Given exercise: Search the material below for the word "Reproduce" and copy every line in which it occurs.

────────

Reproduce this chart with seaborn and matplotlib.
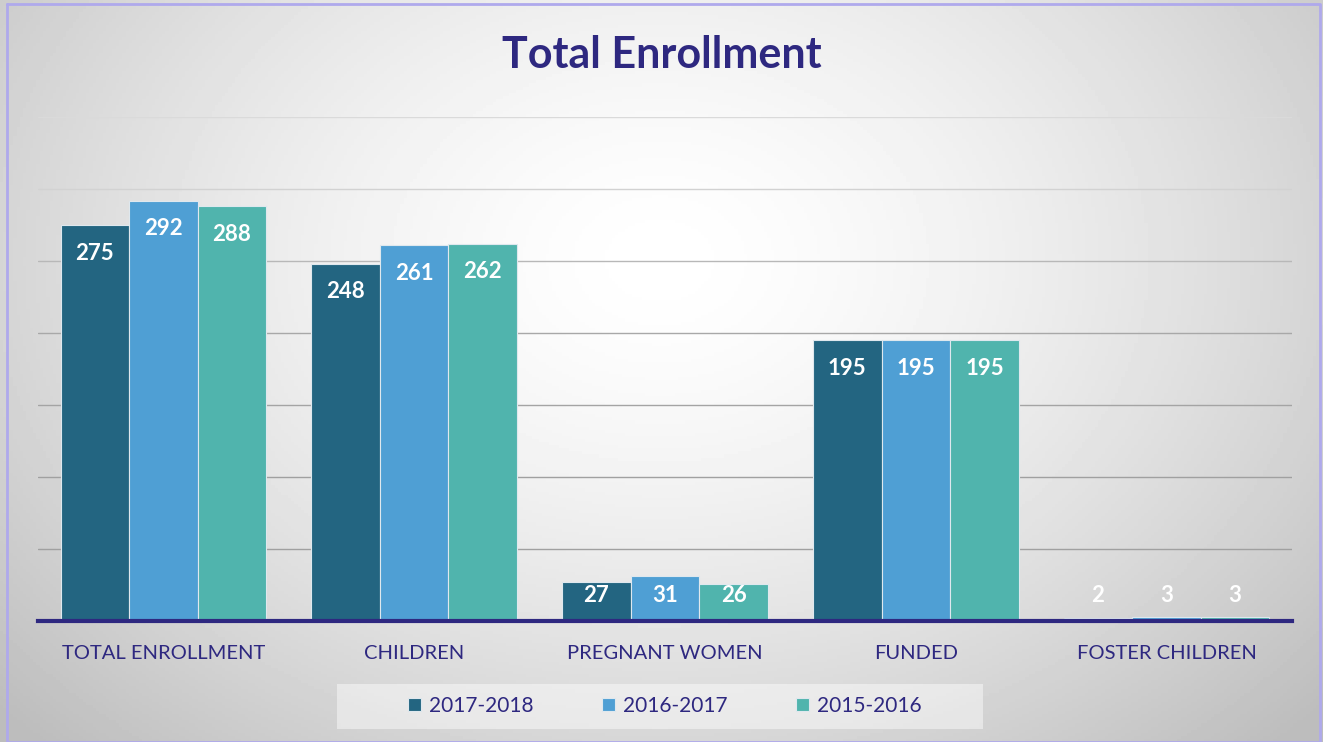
import seaborn as sns
import matplotlib.pyplot as plt
import numpy as np
import pandas as pd
from matplotlib.patches import Rectangle

categories = ["TOTAL ENROLLMENT", "CHILDREN", "PREGNANT WOMEN", "FUNDED", "FOSTER CHILDREN"]
years = ["2017-2018", "2016-2017", "2015-2016"]
values_2017_2018 = [275, 248, 27, 195, 2]
values_2016_2017 = [292, 261, 31, 195, 3]
values_2015_2016 = [288, 262, 26, 195, 3]

colors = ["#236581", "#4F9FD4", "#50B4AD"]
navy = "#2E2880"

df = pd.DataFrame({
    "category": categories * 3,
    "year": np.repeat(years, len(categories)),
    "value": values_2017_2018 + values_2016_2017 + values_2015_2016,
})

sns.set_style("white")
plt.rcParams["font.family"] = ["Lato", "DejaVu Sans"]

fig = plt.figure(figsize=(13.23, 7.42), dpi=100)

# radial gradient background
bg = fig.add_axes([0, 0, 1, 1], zorder=-5)
xx, yy = np.meshgrid(np.linspace(0, 1323, 400), np.linspace(0, 742, 240))
d = np.sqrt(((xx - 660) / 800) ** 2 + ((yy - 260) / 600) ** 2)
shade = np.clip(1.0 - 0.22 * d ** 1.5, 0.74, 1.0)
bg.imshow(shade, cmap="gray", vmin=0, vmax=1, extent=[0, 1323, 742, 0], aspect="auto")
bg.set_xlim(0, 1323)
bg.set_ylim(742, 0)
bg.plot([7, 1320, 1320, 7, 7], [4, 4, 742, 742, 4], color="#AFA9EC", lw=2)
# legend box
bg.add_patch(Rectangle((337, 684), 646, 45, facecolor="white", alpha=0.45, edgecolor="none"))
bg.axis("off")

ax = fig.add_axes([38 / 1323, 1 - 621 / 742, (1292 - 38) / 1323, (621 - 117) / 742])
ax.patch.set_alpha(0)

sns.barplot(data=df, x="category", y="value", hue="year", palette=colors,
            width=0.82, edgecolor="#dfe8ee", linewidth=0.8, saturation=1,
            ax=ax, zorder=3)

ax.set_ylim(0, 350)
ax.set_xlim(-0.5, 4.5)
ax.set_yticks(np.arange(50, 351, 50))
ax.yaxis.grid(True, color="#9c9c9c", lw=1)
for line, c in zip(ax.get_ygridlines(), ["#a0a0a0", "#a0a0a0", "#a4a4a4", "#a8a8a8", "#b8b8b8", "#d2d2d2", "#dadada"]):
    line.set_color(c)
ax.set_axisbelow(True)
ax.tick_params(left=False, labelleft=False, bottom=False)
for s in ["top", "right", "left"]:
    ax.spines[s].set_visible(False)
ax.spines["bottom"].set_color(navy)
ax.spines["bottom"].set_linewidth(3)
ax.spines["bottom"].set_zorder(4)
ax.set_xlabel("")
ax.set_ylabel("")
ax.set_xticks(range(len(categories)))
ax.set_xticklabels(categories, fontsize=14.5, color=navy)
ax.tick_params(axis="x", pad=14)

# value labels inside the bar ends
for cont in ax.containers:
    for bar in cont:
        h = bar.get_height()
        ax.text(bar.get_x() + bar.get_width() / 2, max(h - 19.5, 17.5), f"{h:.0f}",
                ha="center", va="center", color="white", fontsize=16,
                fontweight="bold", zorder=5)

fig.text(0.5, 1 - 55 / 742, "Total Enrollment", ha="center", va="center",
         fontsize=31, fontweight="bold", color=navy)

leg = ax.legend(loc="center", bbox_to_anchor=(665 / 1323, 1 - 706 / 742),
                bbox_transform=fig.transFigure, ncol=3, frameon=False,
                fontsize=15, handlelength=0.6, handleheight=0.6,
                columnspacing=3.3, handletextpad=0.4)
for t in leg.get_texts():
    t.set_color(navy)

fig.savefig("out.png", dpi=100)
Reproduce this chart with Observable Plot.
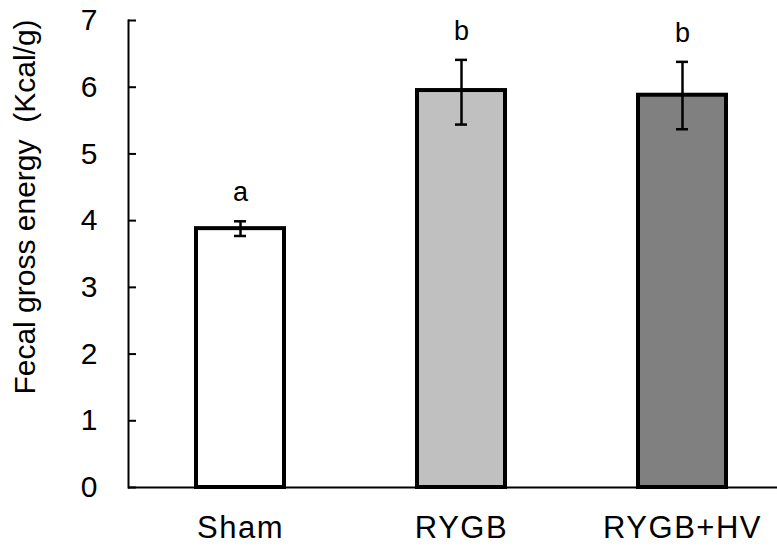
<!DOCTYPE html>
<html>
<head>
<meta charset="utf-8">
<script src="https://cdn.jsdelivr.net/npm/d3@7"></script>
<script src="https://cdn.jsdelivr.net/npm/@observablehq/plot@0.6"></script>
<style>
  html, body { margin: 0; padding: 0; background: #ffffff; }
  #chart svg { display: block; }
  #chart svg g[aria-label="x-axis tick label"] text { letter-spacing: 1.5px; }
</style>
</head>
<body>
<div id="chart"></div>
<script>
const groups = ["Sham", "RYGB", "RYGB+HV"];
const means = [3.88, 5.95, 5.88];
const errLow = [3.77, 5.44, 5.37];
const errHigh = [3.99, 6.41, 6.38];
const letters = ["a", "b", "b"];
const yTicks = [0, 1, 2, 3, 4, 5, 6, 7];
const yLabel = "Fecal gross energy  (Kcal/g)";

const data = groups.map((g, i) => ({
  group: g, mean: means[i], lo: errLow[i], hi: errHigh[i], letter: letters[i]
}));

const font = "'Liberation Sans', Arial, Helvetica, sans-serif";

const chart = Plot.plot({
  width: 777,
  height: 548,
  marginTop: 20,
  marginBottom: 61,
  marginLeft: 128,
  marginRight: 0,
  style: { fontFamily: font, background: "#ffffff", color: "#000000" },
  x: { domain: groups, range: [195, 726], paddingInner: 0.603, paddingOuter: 0 },
  y: { domain: [0, 7] },
  color: { domain: groups, range: ["#ffffff", "#c0c0c0", "#808080"] },
  marks: [
    Plot.barY(data, { x: "group", y: "mean", fill: "group", stroke: "#000000", strokeWidth: 4 }),
    Plot.frame({ anchor: "left", stroke: "#000000", strokeWidth: 2 }),
    Plot.ruleY([0], { stroke: "#000000", strokeWidth: 2 }),
    Plot.ruleX(data, { x: "group", y1: "lo", y2: "hi", stroke: "#000000", strokeWidth: 2.5 }),
    Plot.tickY(data, { x: "group", y: "lo", stroke: "#000000", strokeWidth: 2.5, insetLeft: 38, insetRight: 38 }),
    Plot.tickY(data, { x: "group", y: "hi", stroke: "#000000", strokeWidth: 2.5, insetLeft: 38, insetRight: 38 }),
    Plot.text(data, { x: "group", y: "hi", text: "letter", dy: -29, fontSize: 27, fill: "#000000" }),
    Plot.axisY({ ticks: yTicks, tickFormat: d => String(d), tickSize: -8, tickPadding: 39, fontSize: 30, label: null, stroke: "#000000", strokeWidth: 2 }),
    Plot.axisX({ tickSize: 0, tickPadding: 28, fontSize: 31, label: null }),
    Plot.text([yLabel], { frameAnchor: "left", textAnchor: "middle", rotate: -90, dx: -103, dy: -47, fontSize: 30, fill: "#000000" })
  ]
});

document.getElementById("chart").appendChild(chart);
</script>
</body>
</html>
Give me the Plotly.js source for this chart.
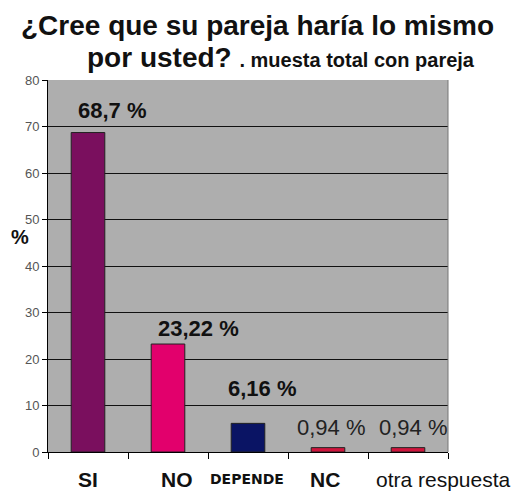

────────

Task response:
Reproduce this chart with seaborn and matplotlib.
Reproduce this chart with Observable Plot.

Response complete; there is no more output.